“Phalangiste chrétien, Beyrouth”, photographie du reporter Olivier Rebbot, 1978
« C’est Beyrouth » : une exclamation que l’on pousse quand les choses sont trop bordéliques, flippantes, incontrôlables.
« C’est Beyrouth » : le mythe ferait presque oublier que des gens y vivent et qu’aujourd’hui, les sirènes en minijupe y côtoient les voiles noirs, sur des plages bondées de fric et de bling-bling boys, près des immeubles de béton défoncés, vestiges de la guerre civile.
Oui, c’est Beyrouth : le Beyrouth de Bassam, jeune Libanais qui vit sa jeunesse à deux cent à l’heure au milieu des bombes, des morts, des machines à sous, des filles aguicheuses mais tenues en laisse par la famille et les cancans. Au début des années 80, être jeune c’est être rock n’roll, même en pleine guerre civile.
Quand les éditions Denoël m’ont envoyé ce bouquin, j’en ai lu la quatrième de couverture avec attention et j’ai découvert que le roman de Rawi Hage avait tout pour me plaire. Cela tombe bien : il m’a carrément emportée. Le roman de cet auteur libanais exilé au Canada, De Niro’s Game , est un jeu de roulette russe amical entre le héros et son copain de toujours, Georges, surnommé De Niro. Deux ados qui jouent à la guerre gentiment, de loin. Jusqu’à ce que la réalité, l’Histoire et la politique les rattrape : rien ne va plus, les jeux sont faits, Bassam et Georges sont des hommes. Obligés de porter un flingue, de sniffer et vendre de la coke, de tuer, parfois - même souvent - pour survivre sur ce champ de bataille au cœur du Moyen-Orient.
L’écriture de Rawi Hage est d’une intense précision. La bonne dose de lyrisme, le mélange parfait de nervosité et de sincérité, le recul nécessaire pour s’attacher aux personnages sans niaiserie. Hage bannit tout sentimentalisme et ne provoque jamais son lecteur. Témoin bienveillant des dilemmes cruciaux de son personnage principal, s’il raconte l’horreur, il la raconte sans sadisme. Et voilà que nous regardons avec angoisse notre petit héros tomber au cœur de la tornade de meurtres, de vols et de trafics à laquelle on aurait voulu qu’il échappe. L’auteur porte avec passion son héros adolescent, avec une sincérité parfois tendrement ironique : car c’est aussi une histoire sur la jeunesse, sur la difficulté et la nécessité de devenir adulte.

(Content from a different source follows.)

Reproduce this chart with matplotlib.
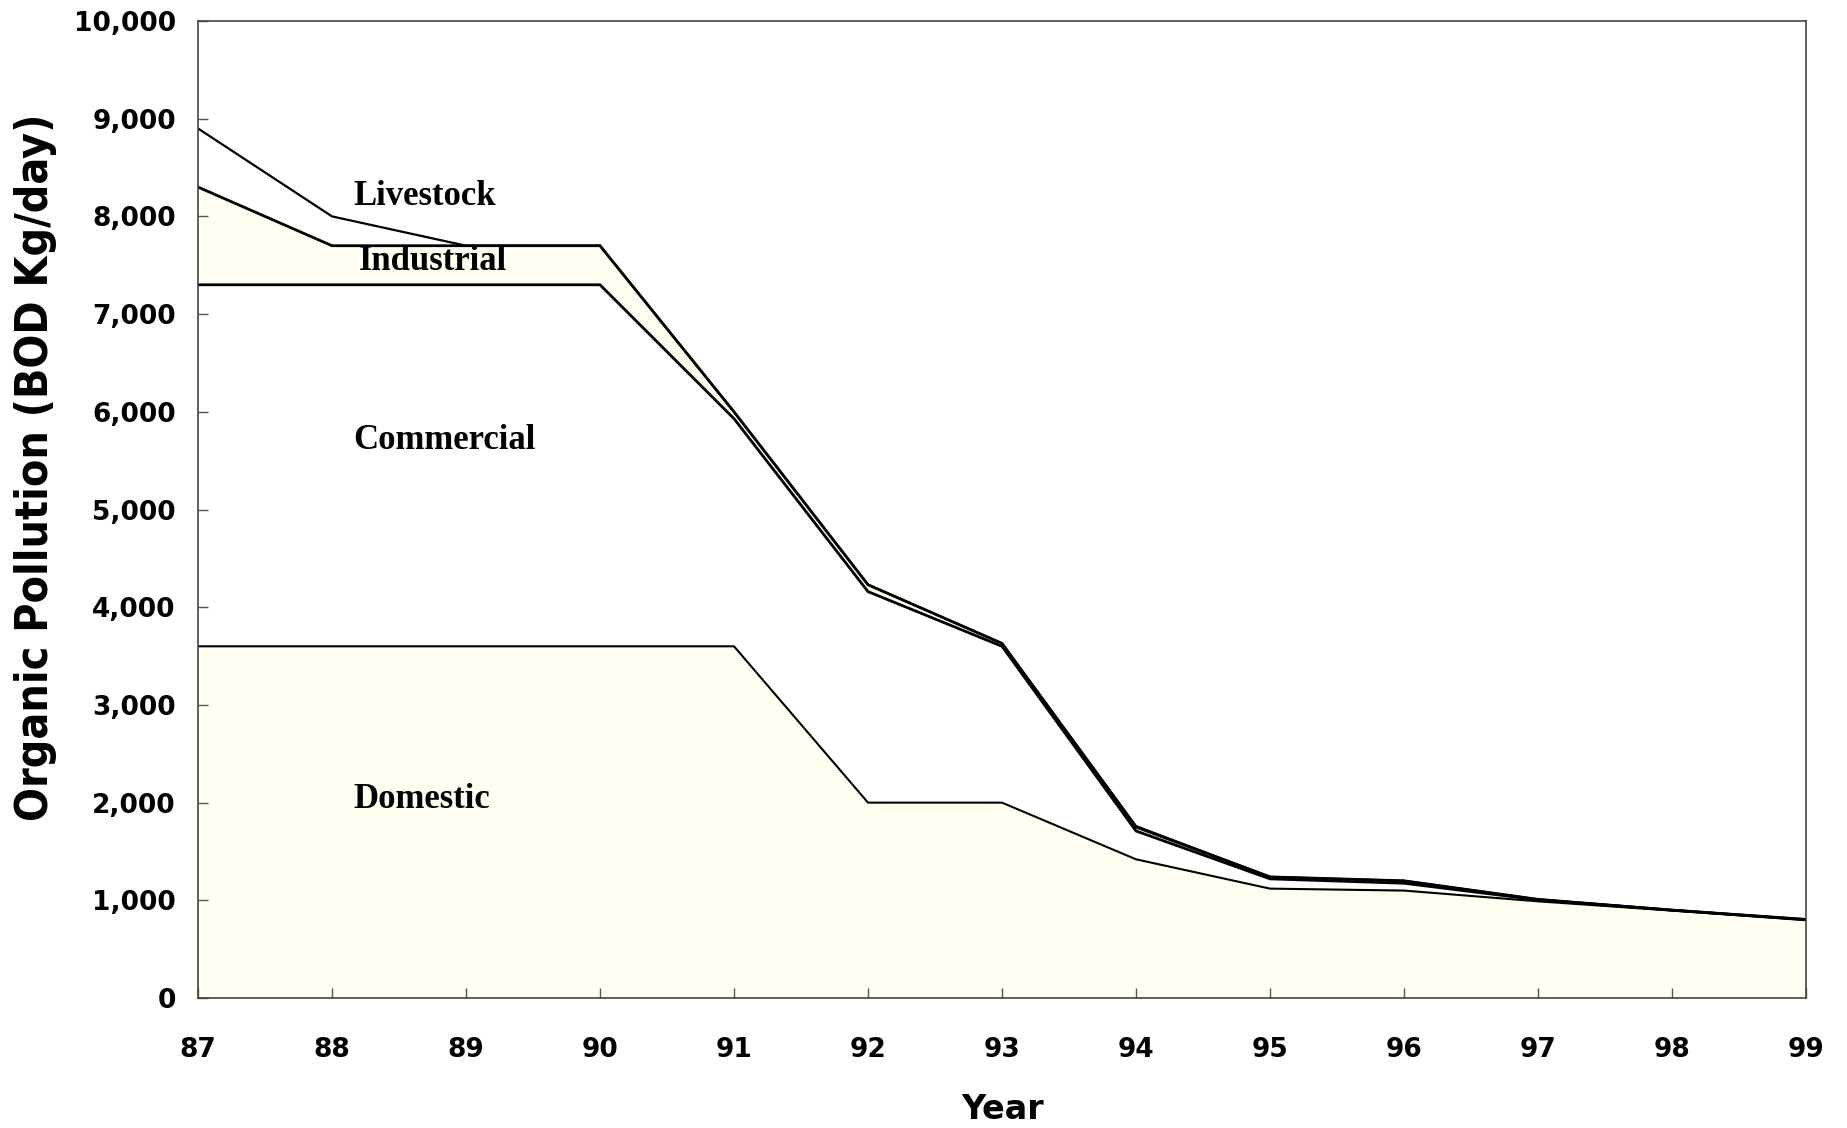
import numpy as np
import matplotlib
matplotlib.use('Agg')
import matplotlib.pyplot as plt

# datos (BOD kg/dia por fuente)
years = [87, 88, 89, 90, 91, 92, 93, 94, 95, 96, 97, 98, 99]
domestic = [3600, 3600, 3600, 3600, 3600, 2000, 2000, 1420, 1120, 1100, 990, 895, 800]
commercial = [3700, 3700, 3700, 3700, 2330, 2160, 1600, 290, 100, 75, 15, 5, 0]
industrial = [1000, 400, 400, 400, 70, 70, 30, 40, 20, 25, 5, 0, 5]
livestock = [600, 300, 0, 0, 0, 0, 0, 10, 0, 0, 0, 0, 0]
labels = ['Domestic', 'Commercial', 'Industrial', 'Livestock']
label_pos = [(88.16, 2030), (88.16, 5710), (88.2, 7540), (88.16, 8200)]

cream = '#fffff0'
capas = [domestic, commercial, industrial, livestock]
fills = [cream, 'white', cream, 'white']
widths = [1.5, 2.0, 2.0, 1.6]

fig = plt.figure(figsize=(18.47, 11.28), dpi=100)
ax = fig.add_axes([0.1072, 0.1152, 0.8706, 0.8662])

base = np.zeros(len(years))
for capa, color in zip(capas, fills):
    top = base + np.array(capa)
    ax.fill_between(years, base, top, color=color, lw=0)
    base = top

# lineas acumuladas
base = np.zeros(len(years))
for capa, lw in zip(capas, widths):
    base = base + np.array(capa)
    ax.plot(years, base, color='black', lw=lw, solid_joinstyle='miter')

for txt, (x, y) in zip(labels, label_pos):
    ax.text(x, y, txt, fontsize=25, fontweight='bold', family='Liberation Serif',
            ha='left', va='center')

ax.set_xlim(87, 99)
ax.set_ylim(0, 10000)
ax.set_xticks(years)
ax.set_xticklabels([str(y) for y in years])
ax.set_yticks(range(0, 10001, 1000))
ax.set_yticklabels(['{:,}'.format(v) for v in range(0, 10001, 1000)])
ax.tick_params(direction='in', length=7, width=1, color='#555555')
ax.tick_params(axis='y', pad=16)
ax.tick_params(axis='x', pad=28)
for lab in ax.get_xticklabels() + ax.get_yticklabels():
    lab.set_fontsize(19)
    lab.set_fontweight('bold')
for s in ax.spines.values():
    s.set_color('#444444')
    s.set_linewidth(1.2)

ax.set_xlabel('Year', fontsize=24, fontweight='bold')
ax.xaxis.set_label_coords(0.5006, -0.097)
ax.set_ylabel('Organic Pollution (BOD Kg/day)', fontsize=32, fontweight='bold',
              family='DejaVu Sans', fontstretch='condensed')
ax.yaxis.set_label_coords(-0.0875, 0.543)

fig.savefig('out.png', dpi=100)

La structure du roman mêle avec bonheur le présent à la mémoire (mémoire des parents victimes des bombardements, mémoire des amours passées, mémoire des amitiés détruites par la guerre). Premier roman de Rawi Hage, quarante-quatre ans, De Niro’s Game se prêterait donc avec bonheur à la fiction cinématographique, dont il contient tous les ingrédients indispensables.
C’est tout con, mais c’est vrai : Rawi Hage est un très grand talent. Et bravo à Sophie Voillot : je déteste les VF, d’habitude, mais sa traduction est si belle qu’on ne saurait douter de sa précision.